For the peasant society of Illubabor, the only means of earning money was to serve as porters of coffee, wax, hides, skins and salt bars between Gore and Gambela through Bure. The round trip journey took about eight to ten days. Porters were usually cheated of their earnings. A porter would carry a load with a certain weight and when he reached his destination, merchants would complain that it was some pounds lighter than what the porter had started with and thus deprived of most of his pay. The trade of the area was in the hands of foreigners and immigrants from the highlands and Shewa. Particularly, Ras Tessema and his officials benefited from the trade of the area. It is reported that he had frequently led punitive expeditions against the Gimira and captured thousands of slaves for himself and his soldiers.

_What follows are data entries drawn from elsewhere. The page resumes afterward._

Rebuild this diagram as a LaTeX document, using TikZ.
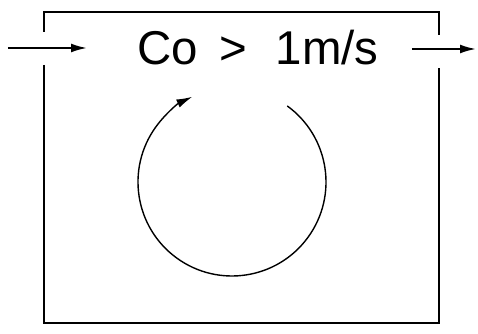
\documentclass[tikz,border=0pt]{standalone}
\usepackage{fontspec}
\setmainfont{Liberation Sans}
\usetikzlibrary{arrows.meta,positioning}

\begin{document}
\begin{tikzpicture}[
    x=0.02cm, y=0.02cm,
    wall/.style={line width=1.1pt},
    flow/.style={-{Latex[length=9pt,width=5pt]}, line width=1.1pt},
    swirl/.style={-{Latex[length=9pt,width=5pt]}, line width=0.8pt},
    label/.style={font=\fontsize{27}{30}\selectfont, inner sep=0pt}
]
    \useasboundingbox (0,0) rectangle (478,334);

    % vessel walls, open at inlet and outlet
    \draw[wall] (44,302) -- (44,322) -- (439,322) -- (439,299);
    \draw[wall] (44,269) -- (44,11) -- (439,11) -- (439,266);

    \node[label] (vel) at (258,286) {Co \,>\,\, 1m/s};

    \coordinate (inlet) at (8,286);
    \coordinate (inend) at (87,286);
    \coordinate (outstart) at (412,285);
    \coordinate (outlet) at (476,285);
    \coordinate (eddy) at (232,152);

    \draw[flow] (inlet) -- (inend);
    \draw[flow] (outstart) -- (outlet);

    % recirculation
    \draw[swirl] (eddy) ++(54:94) arc[start angle=54, end angle=-245, radius=94];
\end{tikzpicture}
\end{document}
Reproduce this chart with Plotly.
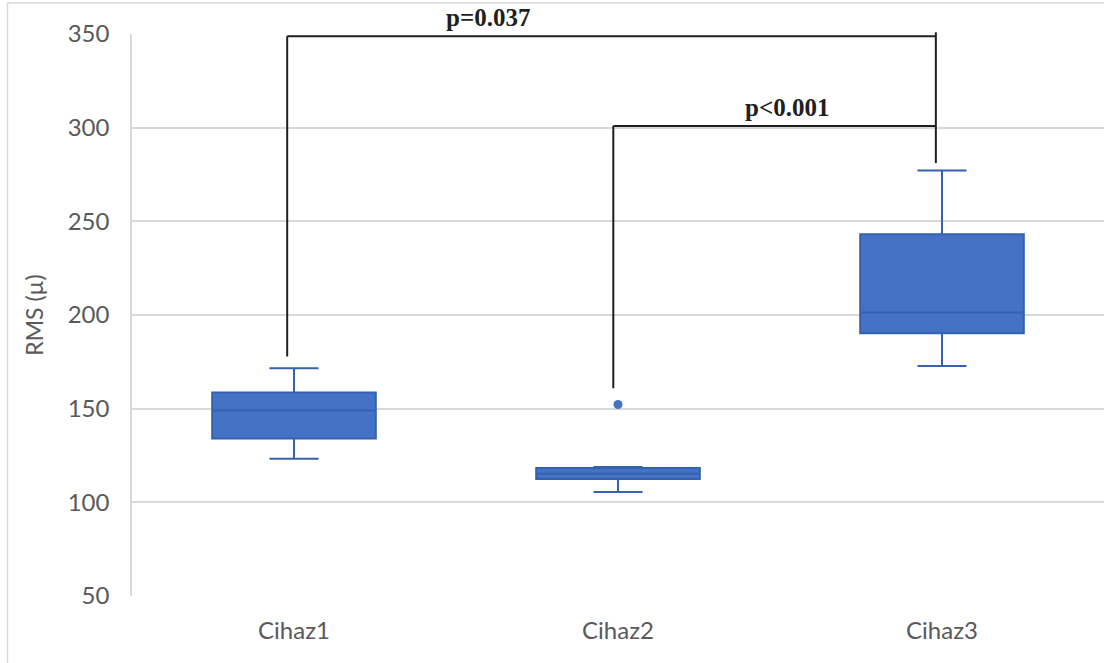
import plotly.graph_objects as go

# Box-plot summary statistics per device (RMS, µ)
categories = ["Cihaz1", "Cihaz2", "Cihaz3"]
q1 = [134.1, 112.4, 190.2]
median = [149.0, 115.3, 201.4]
q3 = [158.6, 118.3, 243.1]
lower_fence = [123.3, 105.5, 172.8]
upper_fence = [171.6, 118.8, 277.2]

# Outlying observations
outlier_x = ["Cihaz2"]
outlier_y = [152.2]

# Pairwise comparisons: (left group, right group, p-value label)
comparisons = [("Cihaz1", "Cihaz3", "p=0.037"), ("Cihaz2", "Cihaz3", "p<0.001")]

Y_MIN, Y_MAX = 50, 350
BLUE = "#4472C4"
EDGE = "#3661AE"
INK = "#1f1f1f"


def px(cat, shift=0.0):
    """Category position -> paper x."""
    return (categories.index(cat) + shift + 0.5) / len(categories)


def py(v):
    """Value -> paper y."""
    return (v - Y_MIN) / (Y_MAX - Y_MIN)


fig = go.Figure()

fig.add_trace(go.Box(
    x=categories,
    q1=q1, median=median, q3=q3,
    lowerfence=lower_fence, upperfence=upper_fence,
    fillcolor=BLUE,
    line=dict(color=EDGE, width=2),
    whiskerwidth=0.3,
    width=0.505,
    boxpoints=False,
    hoverinfo="skip",
    showlegend=False,
))

fig.add_trace(go.Scatter(
    x=outlier_x, y=outlier_y, mode="markers",
    marker=dict(color=BLUE, size=9),
    hoverinfo="skip", showlegend=False,
))

# Significance brackets
leg_shift = {"Cihaz1": -0.021, "Cihaz2": -0.0145, "Cihaz3": -0.019}
bracket_y = [348.8, 300.9]
left_leg_end = [177.8, 160.9]
right_top, right_bottom = 350.9, 281.1
label_pos = [(0.600, 353.9), (1.523, 305.6)]

shapes = []
line_style = dict(color=INK, width=2)
for (a, b, _), yb, yl in zip(comparisons, bracket_y, left_leg_end):
    xa, xb = px(a, leg_shift[a]), px(b, leg_shift[b])
    shapes.append(dict(type="line", xref="paper", yref="paper",
                       x0=xa, x1=xb, y0=py(yb), y1=py(yb), line=line_style))
    shapes.append(dict(type="line", xref="paper", yref="paper",
                       x0=xa, x1=xa, y0=py(yb), y1=py(yl), line=line_style))
xr = px("Cihaz3", leg_shift["Cihaz3"])
shapes.append(dict(type="line", xref="paper", yref="paper",
                   x0=xr, x1=xr, y0=py(right_top), y1=py(right_bottom), line=line_style))

# Outer chart frame
shapes.append(dict(type="rect", xref="paper", yref="paper",
                   x0=(7.5 - 132) / 972, x1=1.02, y0=-0.2, y1=(596.5 - 2.5) / 563,
                   line=dict(color="#d9d9d9", width=1.5), layer="below"))

annotations = []
for (_, _, text), (xl, yl) in zip(comparisons, label_pos):
    annotations.append(dict(
        x=(xl + 0.5) / len(categories), y=py(yl), xref="paper", yref="paper",
        text=f"<b>{text}</b>", showarrow=False, xanchor="center", yanchor="bottom",
        yshift=-6,
        font=dict(family="Liberation Serif", size=25, color=INK),
    ))

fig.update_layout(
    width=1104, height=663,
    margin=dict(l=132, r=0, t=33.5, b=66.5),
    paper_bgcolor="white", plot_bgcolor="white",
    font=dict(family="Lato", color="#595959"),
    shapes=shapes,
    annotations=annotations,
    xaxis=dict(
        type="category", range=[-0.5, 2.5],
        showgrid=False, zeroline=False,
        showline=False, ticks="",
        tickfont=dict(size=24, color="#595959"),
        ticklabelstandoff=18,
    ),
    yaxis=dict(
        range=[Y_MIN, Y_MAX], dtick=50, tick0=0,
        showgrid=True, gridcolor="#d9d9d9", gridwidth=1.5,
        zeroline=False,
        showline=True, linecolor="#d9d9d9", linewidth=1.5,
        ticks="", tickfont=dict(size=24, color="#595959"),
        ticklabelstandoff=16,
        title=dict(text="RMS (µ)", font=dict(size=23, color="#595959"), standoff=18),
    ),
)

fig.write_html("out.html")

After the fall of Haile Selassie, the first Chief-Administrator of the Illubabor Province was Ato Hussein Ismail, a statesman belonging to the Gadabursi clan residing in Ethiopia appointed by the DERG, Tafari Benti.

===Reform and development===
When Lij Iyasu was designated as a successor of Emperor Menelik II, Ras Tessema was summoned to Addis Ababa in 1908 to serve as Iyasu's regent. Ras Tessema was replaced as governor by his son Dejazmach Kebede Tessema (1908 - 1910); Dejazmach Kebede did not make any changes in the administrative system set up by his father. He was in turn succeeded by Dejazmach Ganame. The process of land measurement began under this governor, which was one of the most dramatic consequences of the consolidation of the new system in Illubabor. This process classified the land into various categories. The major ones were: Yemengist Meret (government land), Samon Meret (church land) and Siso (land to the balabats, or local supporters). Government land was registered exclusively as government property. It was from this category that land grants were made to the soldiers, or granted to government employees in lieu of salary. Samon Meret was Church land given to the church and was cultivated by the peasants for its benefit. Siso was a portion of land that was allocated to the local supporters. The balabats were allowed to retain one-third of the measured land, and the rest went to the government.

It was during the governorship of Dejazmach Ganame that the cultivation of coffee was further developed in Illubabor. Coffee became one of the most important trade items exported through Gambela to the Sudan. Traditionally, the Oromo cultivators were made to pay taxes on the amount of coffee they have actually picked from the trees and were permitted to retain those fallen coffee beans on the ground. In 1914 when Dejazmach Ganame started collecting taxes on the fallen coffee beans, the peasants protested against the new tax burdens. They sent a delegation to Addis Ababa to appeal the case to Ras Tafari (the future Emperor Haile Selassie.) Dejazmach Ganame was summoned to Addis Ababa and ordered to cease this tax on the fallen coffee beans.

===Fascist occupation===
The Fascist occupation in Illubabor led to the disintegration of the Neftenya-Gabbar system. The Italians proclaimed that all the land in the area belonged to the Italian government, but allowed gabbars to use the land under better terms. The Neftenya were deprived of their usufruct and their leading members were exiled from Illubabor, which led to some of the local Oromos accepting the Fascist occupation. Despite this, some of the local ballabats remained and collaborated with the Italians in administrating Illubabor. These included Eba Seko and Marga Karo: Marga Karo administered the people west of the Gebba river while Eba Seko was in charge of the people living east of the river

===Post-war===
This was however reversed after the liberation of Ethiopia.